* [Given problem]:
Skipping all pictures, set down the lines of the listing from the first through the one with "ax.set_axisbelow(True)".

Entries with chart source code:
● ● ● ● ● ● ●

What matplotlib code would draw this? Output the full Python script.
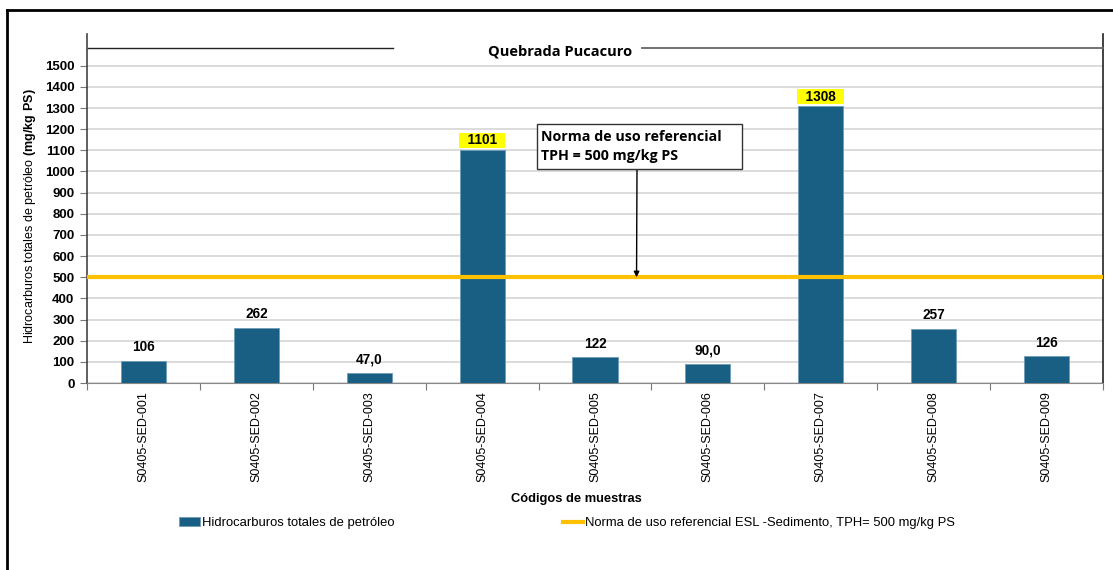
import matplotlib.pyplot as plt
from matplotlib.lines import Line2D
from matplotlib.patches import Rectangle

plt.rcParams['font.family'] = ['Liberation Sans', 'DejaVu Sans']
plt.rcParams['mathtext.fontset'] = 'custom'
plt.rcParams['mathtext.bf'] = 'Liberation Sans:bold'
plt.rcParams['mathtext.rm'] = 'Liberation Sans'

# Data
muestras = ['S0405-SED-001', 'S0405-SED-002', 'S0405-SED-003', 'S0405-SED-004',
            'S0405-SED-005', 'S0405-SED-006', 'S0405-SED-007', 'S0405-SED-008',
            'S0405-SED-009']
tph = [106, 262, 47.0, 1101, 122, 90.0, 1308, 257, 126]
etiquetas = ['106', '262', '47,0', '1101', '122', '90,0', '1308', '257', '126']
norma = 500
yticks = list(range(0, 1600, 100))

bar_color = '#195e83'
line_color = '#ffc000'

W, H = 1113, 570
fig = plt.figure(figsize=(W / 100, H / 100), dpi=100)
ax = fig.add_axes([87 / W, 1 - 383 / H, (1103 - 87) / W, (383 - 34) / H])

x = list(range(len(muestras)))
bars = ax.bar(x, tph, width=0.4, color=bar_color, edgecolor='#6f9bb8', linewidth=0.6,
              zorder=3, label='Hidrocarburos totales de petróleo')
ln = ax.axhline(norma, color=line_color, lw=3, zorder=4,
                label='Norma de uso referencial ESL -Sedimento, TPH= 500 mg/kg PS')

for xi, v, t in zip(x, tph, etiquetas):
    if v > norma:
        ax.annotate('  ' + t + '  ', (xi, v), xytext=(0, 2), textcoords='offset points',
                    ha='center', va='bottom', fontsize=9.8, fontweight='bold',
                    bbox=dict(boxstyle='square,pad=0.05', fc='#ffff00', ec='none'),
                    zorder=5)
    else:
        ax.annotate(t, (xi, v), xytext=(0, 4.5), textcoords='offset points',
                    ha='center', va='bottom', fontsize=9.8, fontweight='bold', zorder=5)

ax.set_xlim(-0.5, len(muestras) - 0.5)
ax.set_ylim(0, 1650)
ax.set_yticks(yticks)
ax.set_yticklabels([str(v) for v in yticks], fontsize=9.5, fontweight='bold')
ax.yaxis.grid(True, color='#d9d9d9', lw=1.3, zorder=0)
ax.set_axisbelow(True)

# category ticks between bars, labels centred on bars
ax.set_xticks([i - 0.5 for i in range(len(muestras) + 1)])
ax.set_xticklabels([])
ax.set_xticks(x, minor=True)
ax.set_xticklabels(muestras, minor=True, rotation=90, fontsize=9)
ax.tick_params(axis='x', which='minor', length=0, pad=6)
ax.tick_params(axis='x', which='major', length=5, color='#777777')
ax.tick_params(axis='y', length=5, pad=4, color='#777777')

ax.spines['top'].set_visible(False)
ax.spines['left'].set_color('#444444')
ax.spines['right'].set_color('#222222')
ax.spines['bottom'].set_color('#888888')
ax.spines['left'].set_linewidth(1.2)
ax.spines['right'].set_linewidth(1.2)

ax.set_ylabel('Hidrocarburos totales de petróleo $\\bf{(mg/kg\\ PS)}$', fontsize=9)
ax.yaxis.set_label_coords(-0.048, (383 - 216) / 349)
ax.set_xlabel('Códigos de muestras', fontsize=9.3, fontweight='bold')
ax.xaxis.set_label_coords((577 - 88) / 1015, -0.315)

# header with title
fig.add_artist(Line2D([88 / W, 393 / W], [1 - 48 / H] * 2, color='#222222', lw=1))
fig.add_artist(Line2D([642 / W, 1103 / W], [1 - 48 / H] * 2, color='#666666', lw=1.3))
fig.text(560 / W, 1 - 51 / H, 'Quebrada Pucacuro', ha='center', va='center',
         fontsize=10.5, fontweight='bold', family=['Open Sans', 'DejaVu Sans'])

# annotation box with vertical arrow down to the norm line
fig.add_artist(Rectangle((537 / W, 1 - 169 / H), (742 - 537) / W, (169 - 124) / H,
                         transform=fig.transFigure, fc='white', ec='#333333', lw=1,
                         zorder=6))
fig.text(541 / W, 1 - 146.5 / H, 'Norma de uso referencial\nTPH = 500 mg/kg PS',
         ha='left', va='center', fontsize=10.3, fontweight='bold', linespacing=1.4,
         family=['Open Sans', 'DejaVu Sans'], zorder=7)
x_arrow = (637 - 88) / 1015 * len(muestras) - 0.5
ax.annotate('', xy=(x_arrow, norma), xytext=(637 / W, 1 - 169 / H),
            textcoords='figure fraction',
            arrowprops=dict(arrowstyle='-|>', color='black', lw=1, mutation_scale=8,
                            shrinkA=0, shrinkB=0),
            zorder=6)

# legend
fig.legend(handles=[bars, ln], loc='center', bbox_to_anchor=(567 / W, 1 - 523 / H),
           ncol=2, frameon=False, fontsize=9.4, columnspacing=12.9,
           handlelength=1.6, handletextpad=0.15)

# outer frame (partially visible)
fig.add_artist(Line2D([7 / W, 7 / W], [0, 1 - 10 / H], color='black', lw=2))
fig.add_artist(Line2D([7 / W, 1.0], [1 - 10 / H] * 2, color='black', lw=2))

plt.savefig('out.png', dpi=100)
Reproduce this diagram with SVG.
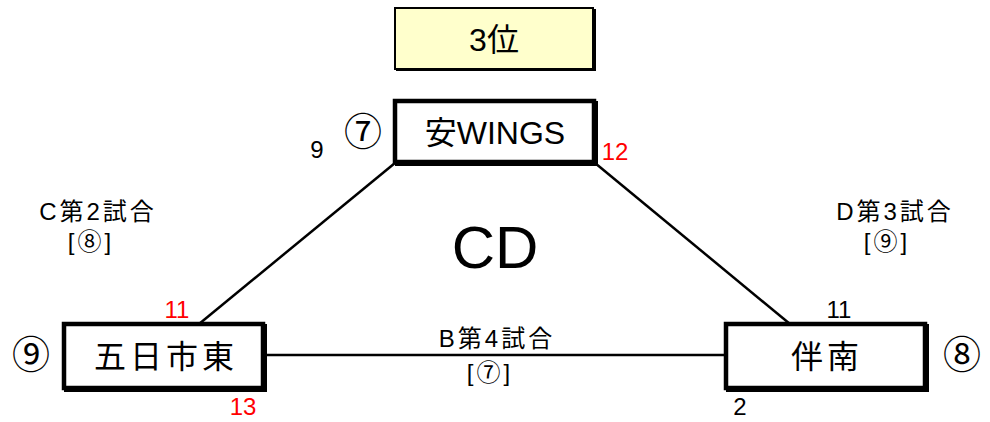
<svg xmlns="http://www.w3.org/2000/svg" width="990" height="422" viewBox="0 0 990 422">
<style>
text{font-family:"Liberation Sans","Noto Sans CJK JP",sans-serif;fill:#000;text-anchor:middle}
.node{font-size:32px}
.sm{font-size:24px}
.red{fill:#FF0000}
.lbl{font-size:24px;letter-spacing:3px}
.circ{font-size:38px;font-family:"Noto Sans CJK JP",sans-serif}
.box{fill:#fff;stroke:#000;stroke-width:4.5}
.sh{fill:#000}
.conn{stroke:#000;stroke-width:2.5;fill:none}
</style>
<rect width="990" height="422" fill="#fff"/>
<g id="connectors">
<line class="conn" x1="395" y1="163" x2="199" y2="324"/>
<line class="conn" x1="595" y1="163" x2="790" y2="324"/>
<line class="conn" x1="266" y1="355" x2="726" y2="355"/>
</g>
<g id="rank">
<rect x="396" y="9" width="200" height="62" fill="#000"/>
<rect x="395" y="8" width="198" height="61" fill="#FFFFCC" stroke="#000" stroke-width="2"/>
<text x="494" y="51" class="node">3位</text>
</g>
<g id="node-yasu">
<rect class="sh" x="395" y="101" width="203" height="65"/>
<rect class="box" x="395" y="101" width="199" height="61"/>
<text x="495" y="144" class="node">安WINGS</text>
<text x="363" y="145" class="circ">⑦</text>
<text x="317" y="158" class="sm">9</text>
<text x="615" y="160" class="sm red">12</text>
</g>
<g id="node-itsukaichi">
<rect class="sh" x="64" y="324" width="203" height="68"/>
<rect class="box" x="64" y="324" width="199" height="64"/>
<text x="166" y="368" class="node" letter-spacing="4">五日市東</text>
<text x="31" y="368" class="circ">⑨</text>
<text x="177" y="318" class="sm red">11</text>
<text x="243" y="415" class="sm red">13</text>
</g>
<g id="node-tomonan">
<rect class="sh" x="726" y="324" width="203" height="68"/>
<rect class="box" x="726" y="324" width="199" height="64"/>
<text x="827" y="368" class="node" letter-spacing="4">伴南</text>
<text x="962" y="368" class="circ">⑧</text>
<text x="839" y="318" class="sm">11</text>
<text x="740" y="415" class="sm">2</text>
</g>
<g id="labels">
<text x="495" y="268" font-size="60">CD</text>
<text x="98" y="220" class="lbl">C第2試合</text>
<text x="91" y="250" class="lbl">[⑧]</text>
<text x="895" y="220" class="lbl">D第3試合</text>
<text x="887" y="250" class="lbl">[⑨]</text>
<text x="497" y="347" class="lbl">B第4試合</text>
<text x="490" y="381" class="lbl">[⑦]</text>
</g>
</svg>
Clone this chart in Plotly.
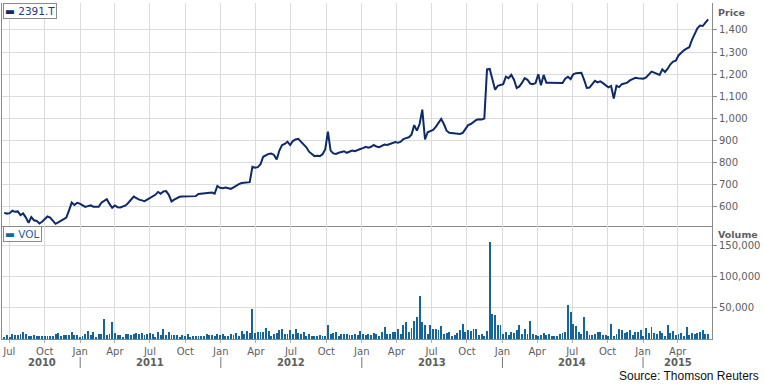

● ● ● ● ● ● ●

* [Result of the task]:
What matplotlib code would draw this? Output the full Python script.
import matplotlib.pyplot as plt
from matplotlib.lines import Line2D
from matplotlib.patches import Rectangle

plt.rcParams['font.family'] = ['Liberation Sans', 'DejaVu Sans']
plt.rcParams['mathtext.fontset'] = 'custom'
plt.rcParams['mathtext.bf'] = 'Liberation Sans:bold'
plt.rcParams['mathtext.rm'] = 'Liberation Sans'

# Data
muestras = ['S0405-SED-001', 'S0405-SED-002', 'S0405-SED-003', 'S0405-SED-004',
            'S0405-SED-005', 'S0405-SED-006', 'S0405-SED-007', 'S0405-SED-008',
            'S0405-SED-009']
tph = [106, 262, 47.0, 1101, 122, 90.0, 1308, 257, 126]
etiquetas = ['106', '262', '47,0', '1101', '122', '90,0', '1308', '257', '126']
norma = 500
yticks = list(range(0, 1600, 100))

bar_color = '#195e83'
line_color = '#ffc000'

W, H = 1113, 570
fig = plt.figure(figsize=(W / 100, H / 100), dpi=100)
ax = fig.add_axes([87 / W, 1 - 383 / H, (1103 - 87) / W, (383 - 34) / H])

x = list(range(len(muestras)))
bars = ax.bar(x, tph, width=0.4, color=bar_color, edgecolor='#6f9bb8', linewidth=0.6,
              zorder=3, label='Hidrocarburos totales de petróleo')
ln = ax.axhline(norma, color=line_color, lw=3, zorder=4,
                label='Norma de uso referencial ESL -Sedimento, TPH= 500 mg/kg PS')

for xi, v, t in zip(x, tph, etiquetas):
    if v > norma:
        ax.annotate('  ' + t + '  ', (xi, v), xytext=(0, 2), textcoords='offset points',
                    ha='center', va='bottom', fontsize=9.8, fontweight='bold',
                    bbox=dict(boxstyle='square,pad=0.05', fc='#ffff00', ec='none'),
                    zorder=5)
    else:
        ax.annotate(t, (xi, v), xytext=(0, 4.5), textcoords='offset points',
                    ha='center', va='bottom', fontsize=9.8, fontweight='bold', zorder=5)

ax.set_xlim(-0.5, len(muestras) - 0.5)
ax.set_ylim(0, 1650)
ax.set_yticks(yticks)
ax.set_yticklabels([str(v) for v in yticks], fontsize=9.5, fontweight='bold')
ax.yaxis.grid(True, color='#d9d9d9', lw=1.3, zorder=0)
ax.set_axisbelow(True)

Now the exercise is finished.